In a time-consuming and costly back-and-forth with building officials since mid-2017, Eco Box has tackled a range of concerns on earthquake and fire safety, parking and how the uniquely boxy structure will tie into sewer and power utilities.

One city building official said the review for Box 500 was unique.

“It was a ton of work, but it’s necessary for us to be vigilant," said Orion Goff, director of the city’s building services and civil enforcement. "We’re going to be scrutinized on this.”

Goff said his staff plans to inspect large pieces of the apartment complex as they are completed off-site at Eco Box Fabricators factory, at 534 West 800 South.

Crews will then move those pieces to the building site and stack them, Newman said. “By the time we finish building the foundations,” he said, “I’ll have two floors ready to be put up.”

Eco Box spent at least $650,000 on research and development, computer modeling and other measures, Newman said, to prove the container-stacking concepts behind Box 500 Apartments would meet city building codes.

“Now that the engineering is done,” he said, “we can build a lot more of them and provide a lot of housing for a lot of people.”

Newman said he was inspired to pursue the project by a 14-dwelling complex made of shipping containers in California, which housed homeless veterans. “I thought, ‘We could do it better — and Salt Lake is in need,’” he said.

The city says the units will go to residents making 60% of Salt Lake City’s median incomes — as set by federal numbers — with added guarantees that Box 500 rents also won’t take more than 30% of each renter’s total budget.

The high numbers of Utahns spending a third to 50% or more on housing costs are considered “cost burdened” under city policy.

Mendenhall said the city had waived impact fees typically charged to developers on such projects, in exchange for 15 years of those rent subsidies.
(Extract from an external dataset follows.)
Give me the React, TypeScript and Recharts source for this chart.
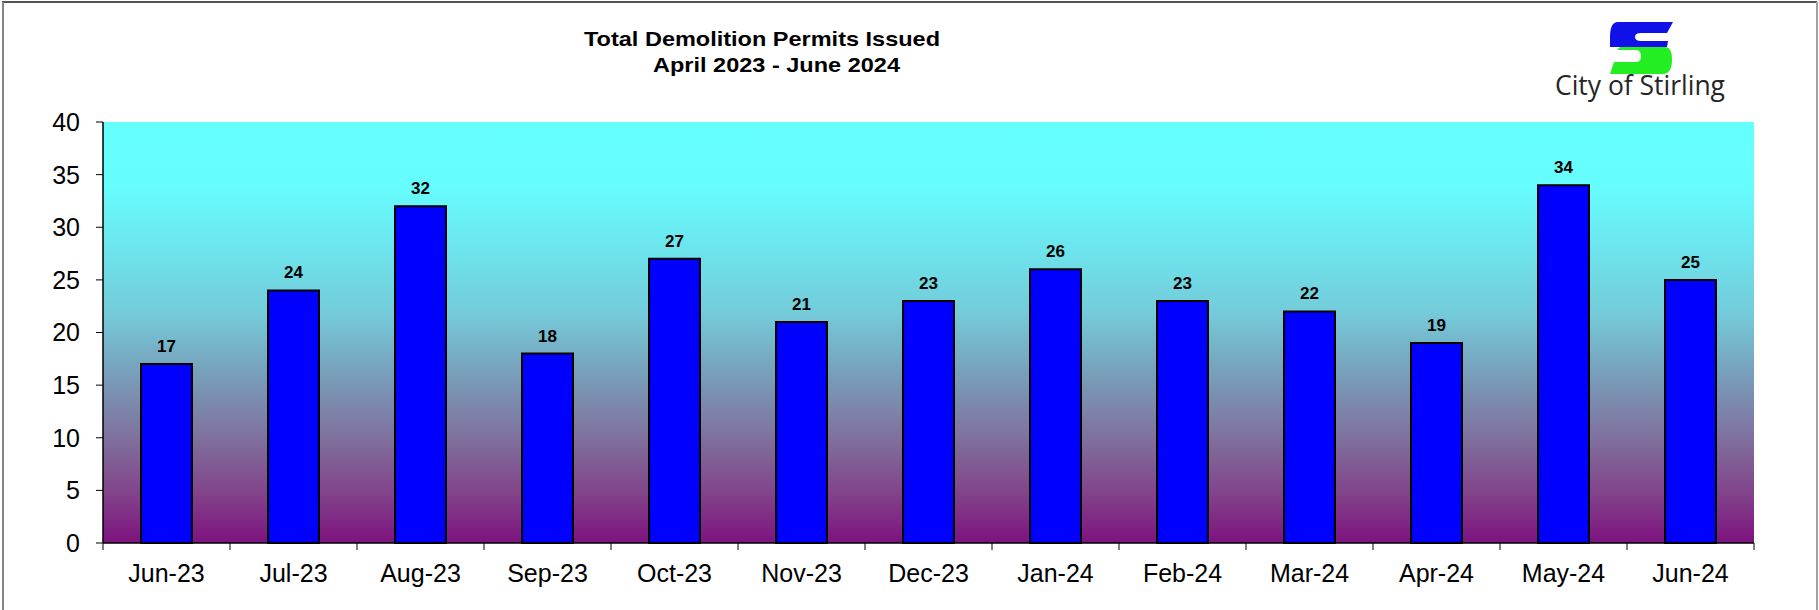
import React from 'react';
import { BarChart, Bar, XAxis, YAxis, CartesianGrid, LabelList } from 'recharts';

const months = ['Jun-23', 'Jul-23', 'Aug-23', 'Sep-23', 'Oct-23', 'Nov-23', 'Dec-23', 'Jan-24', 'Feb-24', 'Mar-24', 'Apr-24', 'May-24', 'Jun-24'];
const permits = [17, 24, 32, 18, 27, 21, 23, 26, 23, 22, 19, 34, 25];
const yTicks = [0, 5, 10, 15, 20, 25, 30, 35, 40];
const titleLine1 = 'Total Demolition Permits Issued';
const titleLine2 = 'April 2023 - June 2024';
const logoText = 'City of Stirling';

const data = months.map((m, i) => ({ month: m, permits: permits[i] }));

const FONT = '"Liberation Sans", Arial, sans-serif';

function XTick(props: any) {
  const { x, y, payload, width } = props;
  const half = payload && typeof payload.offset === 'number' && payload.offset > 0 ? payload.offset : width / (2 * months.length);
  const isLast = payload.value === months[months.length - 1];
  return (
    <g>
      <line x1={x - half} x2={x - half} y1={y} y2={y + 7} stroke="#000" strokeWidth={1} />
      {isLast && <line x1={x + half} x2={x + half} y1={y} y2={y + 7} stroke="#000" strokeWidth={1} />}
      <text x={x} y={y + 39} textAnchor="middle" fontSize={25} fontFamily={FONT} fill="#000">
        {payload.value}
      </text>
    </g>
  );
}

export default function App() {
  return (
    <div style={{ position: 'absolute', left: 0, top: 0, width: 1819, height: 610, background: '#fff', overflow: 'hidden' }}>
      <BarChart
        width={1819}
        height={610}
        data={data}
        margin={{ top: 122, right: 65, bottom: 0, left: 0 }}
        barCategoryGap="30%"
      >
        <defs>
          <linearGradient id="plotBg" x1="0" y1="0" x2="0" y2="1">
            <stop offset="0" stopColor="#66FFFF" />
            <stop offset="0.15" stopColor="#66FDFF" />
            <stop offset="0.45" stopColor="#74CCDA" />
            <stop offset="0.6" stopColor="#789EBA" />
            <stop offset="0.75" stopColor="#7F719D" />
            <stop offset="0.88" stopColor="#82448A" />
            <stop offset="1" stopColor="#7E1280" />
          </linearGradient>
        </defs>
        <CartesianGrid horizontal={false} vertical={false} fill="url(#plotBg)" fillOpacity={1} stroke="none" />
        <YAxis
          type="number"
          domain={[0, 40]}
          ticks={yTicks}
          width={103}
          tickSize={7}
          tickMargin={16}
          axisLine={{ stroke: '#000', strokeWidth: 1.5 }}
          tickLine={{ stroke: '#000', strokeWidth: 1 }}
          tick={{ fontSize: 25, fontFamily: FONT, fill: '#000' }}
          interval={0}
        />
        <XAxis
          dataKey="month"
          type="category"
          height={67}
          tickSize={0}
          tickMargin={0}
          tickLine={false}
          axisLine={{ stroke: '#000', strokeWidth: 1.5 }}
          tick={<XTick />}
          interval={0}
        />
        <Bar dataKey="permits" fill="#0000FF" stroke="#000" strokeWidth={2} barSize={51} isAnimationActive={false}>
          <LabelList dataKey="permits" position="top" offset={12} fontSize={17} fontWeight="bold" fontFamily={FONT} fill="#000" />
        </Bar>
      </BarChart>
      <svg width={1819} height={610} style={{ position: 'absolute', left: 0, top: 0, pointerEvents: 'none' }}>
        <text x={584} y={46} fontSize={20.5} fontWeight="bold" fontFamily={FONT} fill="#000" textLength={356} lengthAdjust="spacingAndGlyphs">
          {titleLine1}
        </text>
        <text x={653} y={72} fontSize={20.5} fontWeight="bold" fontFamily={FONT} fill="#000" textLength={247} lengthAdjust="spacingAndGlyphs">
          {titleLine2}
        </text>
        <g transform="translate(1605,18)">
          <path d="M 13 4 H 68 L 62 15 H 36 Q 30 15 30 19 Q 30 23 36 23 H 63 L 62 29 H 5 L 5 19 Q 5 4 13 4 Z" fill="#1010E8" />
          <path d="M 15 29 H 60 Q 67 29 67 41 Q 67 56 58 56 H 5 L 9 44 H 31 Q 36 44 36 38 Q 36 32 31 32 H 12 Z" fill="#22EE22" />
        </g>
        <text x={1555} y={95} fontSize={27} fontFamily='"Open Sans", "Noto Sans", sans-serif' fill="#262626" textLength={170} lengthAdjust="spacingAndGlyphs">
          {logoText}
        </text>
        <line x1={2} y1={2} x2={1817} y2={2} stroke="#1a1a1a" strokeWidth={1.5} />
        <line x1={3} y1={2} x2={3} y2={610} stroke="#858585" strokeWidth={2} />
        <line x1={1817} y1={2} x2={1817} y2={610} stroke="#a0a0a0" strokeWidth={2} />
      </svg>
    </div>
  );
}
Newman is otherwise refusing tax incentives for affordable housing with Box 500, as part of proving the concept, he said.

The mayor, a former city councilwoman who took office in January, said the city’s permit approval showed a commitment to recycling and sustainability, as well as a willingness to get creative in bringing more affordable units to Utah’s capital.

She praised Newman and Eco Box for collaborating with the city and issued a call to Utah’s housing developers:

“Work with us,” Mendenhall said. “Work with us to find new ways and to figure out how to get to ‘yes’ on processes that are instilled with the values of Salt Lake City being a place where all can afford to live.”